I think that this is a fairly common issue for writers. In so many other fields of our lives, we're always pushed for conciseness, simplicity--there just isn't room or allowance for elaboration.
In fiction, we do often want some level of description, and elaboration. What one of my lecturers liked to call "fondling the details". It gives that sense of depth and tactility that can make a piece of writing really evocative.
There are a few different places where the 'meat' of a story can come from, and it is going to depend on what you're attempting to do with the story, for instance if you're going for a Hemingway style or sparse, crisp prose, then you'll want to focus on finding the sharpest and most telling details to use. Whereas if you want to write something lush and purple, you'll probably want to linger over sensation and emotion. Genres like SciFi or some kinds of Disaster, Crime, or Mystery might get a lot of mileage from well placed technical information, the exact specs of different kinds of spaceships and what they tell us about the universe, or the step by step process that an investigator uses to decant the particular clues they need to solve a mystery.

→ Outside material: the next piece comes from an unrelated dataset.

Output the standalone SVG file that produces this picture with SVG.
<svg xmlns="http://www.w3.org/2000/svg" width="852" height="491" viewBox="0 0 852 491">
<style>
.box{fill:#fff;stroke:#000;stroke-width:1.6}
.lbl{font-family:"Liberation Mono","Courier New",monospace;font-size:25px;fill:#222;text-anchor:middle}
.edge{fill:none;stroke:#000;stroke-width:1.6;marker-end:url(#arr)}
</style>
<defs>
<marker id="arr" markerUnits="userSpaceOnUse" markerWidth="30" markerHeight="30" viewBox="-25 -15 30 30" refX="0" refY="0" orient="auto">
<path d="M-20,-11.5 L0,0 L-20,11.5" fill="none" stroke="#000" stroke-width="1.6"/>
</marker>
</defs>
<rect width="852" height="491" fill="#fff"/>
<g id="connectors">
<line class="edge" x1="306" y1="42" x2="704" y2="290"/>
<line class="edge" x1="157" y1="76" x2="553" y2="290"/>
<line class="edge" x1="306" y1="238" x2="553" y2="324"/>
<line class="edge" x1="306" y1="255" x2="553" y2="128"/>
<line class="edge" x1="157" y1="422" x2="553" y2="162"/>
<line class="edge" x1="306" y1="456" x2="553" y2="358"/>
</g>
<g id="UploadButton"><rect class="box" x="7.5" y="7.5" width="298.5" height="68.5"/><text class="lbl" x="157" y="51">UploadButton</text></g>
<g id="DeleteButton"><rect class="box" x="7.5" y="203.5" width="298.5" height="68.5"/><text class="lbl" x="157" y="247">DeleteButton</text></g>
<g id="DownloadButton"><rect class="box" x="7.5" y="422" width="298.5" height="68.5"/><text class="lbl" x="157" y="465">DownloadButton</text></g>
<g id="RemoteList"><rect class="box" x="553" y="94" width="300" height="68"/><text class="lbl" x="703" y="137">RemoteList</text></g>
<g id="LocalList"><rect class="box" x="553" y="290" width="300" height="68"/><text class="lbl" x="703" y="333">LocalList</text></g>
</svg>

The other thing is that a lot of writers struggle with description; how do you come up with descriptive elements, and how do you deploy them in ways that flow with the story, and give us tangible, useful, and evocative elements that enhance the base nuts and bolts of the story that you're telling?
Exercise:
It can be helpful to do some exercises in practicing description. One that I found helpful when I was studying, was intended to help us practice describing things without 'just saying' or telling the information, so that the reader has to linger on and understand the details to grasp the image that you're using.

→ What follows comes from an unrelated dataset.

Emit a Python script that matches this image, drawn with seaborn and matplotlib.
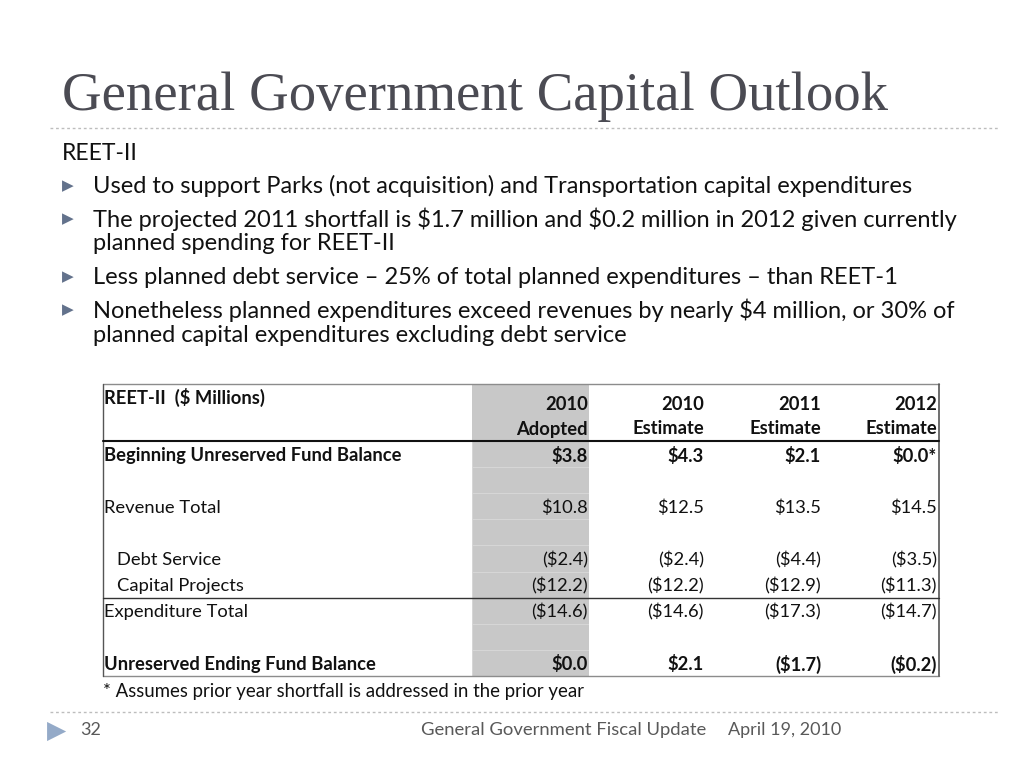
import numpy as np
import pandas as pd
import seaborn as sns
import matplotlib.pyplot as plt
from matplotlib.colors import ListedColormap
from matplotlib.patches import Rectangle

# slide text
title = "General Government Capital Outlook"
section = "REET-II"
bullets = [
    ["Used to support Parks (not acquisition) and Transportation capital expenditures"],
    ["The projected 2011 shortfall is $1.7 million and $0.2 million in 2012 given currently",
     "planned spending for REET-II"],
    ["Less planned debt service \u2013 25% of total planned expenditures \u2013 than REET-1"],
    ["Nonetheless planned expenditures exceed revenues by nearly $4 million, or 30% of",
     "planned capital expenditures excluding debt service"],
]

# table data ($ millions)
table_title = "REET-II  ($ Millions)"
col_years = ["2010", "2010", "2011", "2012"]
col_kinds = ["Adopted", "Estimate", "Estimate", "Estimate"]
beginning = [3.8, 4.3, 2.1, 0.0]
revenue = [10.8, 12.5, 13.5, 14.5]
debt_service = [-2.4, -2.4, -4.4, -3.5]
capital_projects = [-12.2, -12.2, -12.9, -11.3]
expenditure = [-14.6, -14.6, -17.3, -14.7]
ending = [0.0, 2.1, -1.7, -0.2]
footnote = "* Assumes prior year shortfall is addressed in the prior year"

footer_page = "32"
footer_text = "General Government Fiscal Update"
footer_date = "April 19, 2010"


def money(v):
    return f"(${abs(v):.1f})" if v < 0 else f"${v:.1f}"


rows = pd.DataFrame([
    ("Beginning Unreserved Fund Balance", [money(v) for v in beginning[:-1]] + [money(beginning[-1]) + "*"], True, 0),
    ("", [""] * 4, False, 0),
    ("Revenue Total", [money(v) for v in revenue], False, 0),
    ("", [""] * 4, False, 0),
    ("Debt Service", [money(v) for v in debt_service], False, 1),
    ("Capital Projects", [money(v) for v in capital_projects], False, 1),
    ("Expenditure Total", [money(v) for v in expenditure], False, 0),
    ("", [""] * 4, False, 0),
    ("Unreserved Ending Fund Balance", [money(v) for v in ending], True, 0),
], columns=["label", "values", "bold", "indent"])

sns.set_theme(style="white")
body_font = ["Lato", "DejaVu Sans"]
table_font = ["Lato", "DejaVu Sans"]
tsize = 13.2

fig = plt.figure(figsize=(10.24, 7.68), dpi=100)
ax = fig.add_axes([0, 0, 1, 1])
ax.set_xlim(0, 1024)
ax.set_ylim(768, 0)
ax.axis("off")


def txt(x, y, s, **kw):
    kw.setdefault("va", "center")
    kw.setdefault("color", "#111111")
    return ax.text(x, y, s, parse_math=False, **kw)


# title and separators
txt(62, 97, title, family=["Liberation Serif"], fontsize=39.4, color="#4b4b53")
for yy in (128, 712):
    ax.plot([50, 1000], [yy, yy], color="#bdbdbd", lw=1, ls=(0, (2, 2)))

# bullets
txt(62, 153, section, family=body_font, fontsize=16.5)
y = 186
for b in bullets:
    txt(68, y, "\u25B6", family=["DejaVu Sans"], fontsize=11, color="#63728c", ha="center")
    for k, line in enumerate(b):
        txt(93, y, line, family=body_font, fontsize=17)
        y += 25 if k < len(b) - 1 else 0
    y += 33

# table geometry (pixels)
tx0, tx1 = 103, 939
ty0, thead, ty1 = 384, 441, 676
row_h = (ty1 - thead) / len(rows)
grey_x0, grey_x1 = 472, 589
col_right = [588, 704, 821, 937]

# grey "Adopted" column drawn as a seaborn heatmap
gax = fig.add_axes([grey_x0 / 1024, 1 - ty1 / 768, (grey_x1 - grey_x0) / 1024, (ty1 - thead) / 768])
sns.heatmap(np.zeros((len(rows), 1)), cmap=ListedColormap(["#c8c8c8"]), cbar=False,
            linewidths=0.5, linecolor="#d6d6d6", ax=gax, xticklabels=False, yticklabels=False)
gax.set_zorder(0)
ax.set_zorder(1)
ax.patch.set_visible(False)
ax.add_patch(Rectangle((grey_x0, ty0), grey_x1 - grey_x0, thead - ty0, color="#c8c8c8", lw=0))

# borders
ax.plot([tx0, tx1], [ty0, ty0], color="#8c8c8c", lw=1)
ax.plot([tx0, tx1], [ty1, ty1], color="#8c8c8c", lw=1)
ax.plot([tx0, tx0], [ty0, ty1], color="#555555", lw=1)
ax.plot([tx1, tx1], [ty0, ty1], color="#555555", lw=1.2)
ax.plot([tx0, tx1], [thead, thead], color="#111111", lw=1.5)
sep_y = thead + 6 * row_h
ax.plot([tx0, tx1], [sep_y, sep_y], color="#333333", lw=1)

# header
txt(tx0 + 1, 397, table_title, family=table_font, fontsize=tsize, weight="bold")
for xr, yr, kind in zip(col_right, col_years, col_kinds):
    txt(xr, 405, yr, family=table_font, fontsize=tsize, weight="bold", ha="right")
    txt(xr, 429, kind, family=table_font, fontsize=tsize, weight="bold", ha="right")

# body rows
for i, r in rows.iterrows():
    yc = thead + 1.5 + (i + 0.5) * row_h
    w = "bold" if r["bold"] else "normal"
    txt(tx0 + 1 + 13 * r["indent"], yc, r["label"], family=table_font, fontsize=tsize, weight=w)
    for xr, v in zip(col_right, r["values"]):
        txt(xr, yc, v, family=table_font, fontsize=tsize, weight=w, ha="right")

txt(tx0, 692, footnote, family=table_font, fontsize=13.4)

# footer
txt(57, 731, "\u25B6", family=["DejaVu Sans"], fontsize=18, color="#94aac8", ha="center")
txt(80, 730, footer_page, family=body_font, fontsize=13, color="#595959")
txt(706, 730, footer_text, family=body_font, fontsize=13.3, color="#595959", ha="right")
txt(728, 730, footer_date, family=body_font, fontsize=13, color="#595959")

fig.savefig("out.png", dpi=100)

You can practice with the following things:
The main image: this is the central thing that this description is elaborating on
Sensory element: a colour, taste, smell, sound, tactile element
A mood: is this description evoking unease, joy, romance, mystery, etc
You can, of course, use random generators or whatever to give yourself something to work with, or you can choose the elements you want to use, whatever is most helpful to you.
Process:
Describe the main image, in such a way that the reader can infer the sensory element, and that the mood is evoked without directly telling the reader about elements 2 and 3.
Example:
I did this exercise in class, and later used this in a story.

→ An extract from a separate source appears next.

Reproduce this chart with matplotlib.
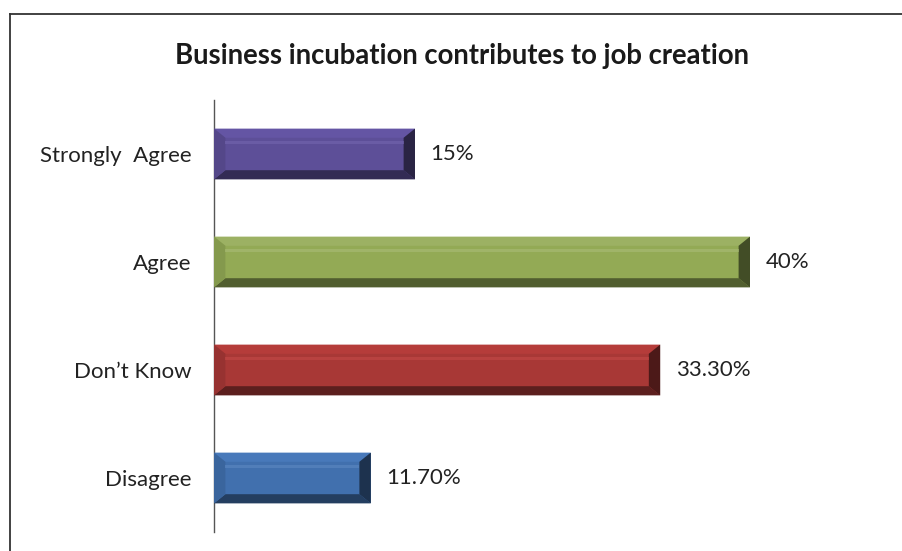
import matplotlib
matplotlib.use("Agg")
import matplotlib.pyplot as plt
from matplotlib.patches import Polygon, Rectangle
from matplotlib.lines import Line2D
import colorsys
import matplotlib.colors as mcolors

categories = ["Strongly  Agree", "Agree", "Don\u2019t Know", "Disagree"]
values = [15, 40, 33.3, 11.7]
value_labels = ["15%", "40%", "33.30%", "11.70%"]
colors = ["#5D4F98", "#93AA55", "#A83836", "#4170AE"]
title = "Business incubation contributes to job creation"

plt.rcParams["font.family"] = ["Lato", "DejaVu Sans"]

W, H = 902, 551
fig = plt.figure(figsize=(W / 100, H / 100), dpi=100)
fig.patch.set_facecolor("white")

ax_left, ax_right = 214, 817
ax_top, ax_bot = 100, 532
ax = fig.add_axes([ax_left / W, 1 - ax_bot / H, (ax_right - ax_left) / W, (ax_bot - ax_top) / H])
ax.set_xlim(0, 45)
n = len(categories)
ax.set_ylim(n - 0.5, -0.5)


def shade(c, f):
    r, g, b = mcolors.to_rgb(c)
    h, l, s = colorsys.rgb_to_hls(r, g, b)
    l = max(0, min(1, l * f))
    return colorsys.hls_to_rgb(h, l, s)


bar_h = 0.47
bev_x = 0.85   # bevel width in x units
bev_y = 0.085  # bevel height in y units
for i, (v, c) in enumerate(zip(values, colors)):
    y0, y1 = i - bar_h / 2, i + bar_h / 2  # y0 top (inverted axis)
    ax.add_patch(Rectangle((0, y0), v, bar_h, facecolor=c, edgecolor="none", zorder=2))
    # top bevel (light)
    ax.add_patch(Polygon([(0, y0), (v, y0), (v - bev_x, y0 + bev_y), (bev_x, y0 + bev_y)],
                         closed=True, facecolor=shade(c, 1.08), edgecolor="none", zorder=3))
    # bottom bevel (dark)
    ax.add_patch(Polygon([(0, y1), (v, y1), (v - bev_x, y1 - bev_y), (bev_x, y1 - bev_y)],
                         closed=True, facecolor=shade(c, 0.55), edgecolor="none", zorder=3))
    # right bevel (dark)
    ax.add_patch(Polygon([(v, y0), (v, y1), (v - bev_x, y1 - bev_y), (v - bev_x, y0 + bev_y)],
                         closed=True, facecolor=shade(c, 0.45), edgecolor="none", zorder=3))
    # left bevel
    ax.add_patch(Polygon([(0, y0), (0, y1), (bev_x, y1 - bev_y), (bev_x, y0 + bev_y)],
                         closed=True, facecolor=shade(c, 0.9), edgecolor="none", zorder=3))
    # highlight streak
    ax.add_patch(Rectangle((bev_x, y0 + bev_y + 0.025), v - 2 * bev_x, 0.035,
                           facecolor=shade(c, 1.2), edgecolor="none", alpha=0.6, zorder=3))
    ax.text(v + 1.15, i, value_labels[i], va="center", ha="left", fontsize=16, color="#222222")

ax.set_yticks(range(n))
ax.set_yticklabels(categories, fontsize=16, color="#222222")
ax.tick_params(axis="y", length=0, pad=16)
ax.set_xticks([])
for s in ["top", "right", "bottom"]:
    ax.spines[s].set_visible(False)
ax.spines["left"].set_color("#555555")
ax.spines["left"].set_linewidth(1.0)
ax.set_facecolor("none")

fig.text(462 / W, 1 - 56 / H, title, ha="center", va="center", fontsize=19.8,
         fontweight="bold", color="#1a1a1a")

# outer frame: top and left edges
fig.add_artist(Line2D([10 / W, 1], [1 - 14 / H, 1 - 14 / H], transform=fig.transFigure,
                      color="#333333", lw=1.3))
fig.add_artist(Line2D([10 / W, 10 / W], [1 - 14 / H, 0], transform=fig.transFigure,
                      color="#333333", lw=1.3))

fig.savefig("out.png", dpi=100)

These are the components that I was given:
The Moon
The colour yellow
Creepy
My Descriptive sentence: The moon was as ragged as a toenail.
Obviously this is very short, but I think that it is a decent example of how you can make evocative writing by approaching description a little bit obliquely.
I think this is an improvement over, for example:
The moon was yellow and a bit creepy.
But how does this make a significant amount of description? That's still a fairly short sentence. But the trick is to do it multiple times, to build up a whole scene, note by note.
The moon was as ragged as a toenail, the stars were like shards of glass embedded in a bruise. The road runs dead straight through fields of dust.
See, now isn't that a nice way to get into an evil roadtrip story?
What Else Though?
If you've written out your story with enough content for 60k words, and it's only come to 11k, then think of it this way: You've just written an extremely thorough outline. Great work!
Go through your 11k and take note: what are the important images that crop up throughout the story? What themes emerge from the text? Do various sections have different moods or tones? Have you established and described settings, people, things?
Often, when people under-write, they tend to be avoiding or ignoring describing certain elements.
I have a writer friend who can spend pages describing the tone of a character's voice, or the way they move, but has to be (lovingly) prompted to describe where all this great interpersonal drama is actually taking place. Once she's reminded that it would probably be nice to know that these guys aren't standing in a featureless void, her descriptions are fantastic. But they're always a second-draft element for her, because she doesn't primarily think about setting and place when she's writing her character-based stories.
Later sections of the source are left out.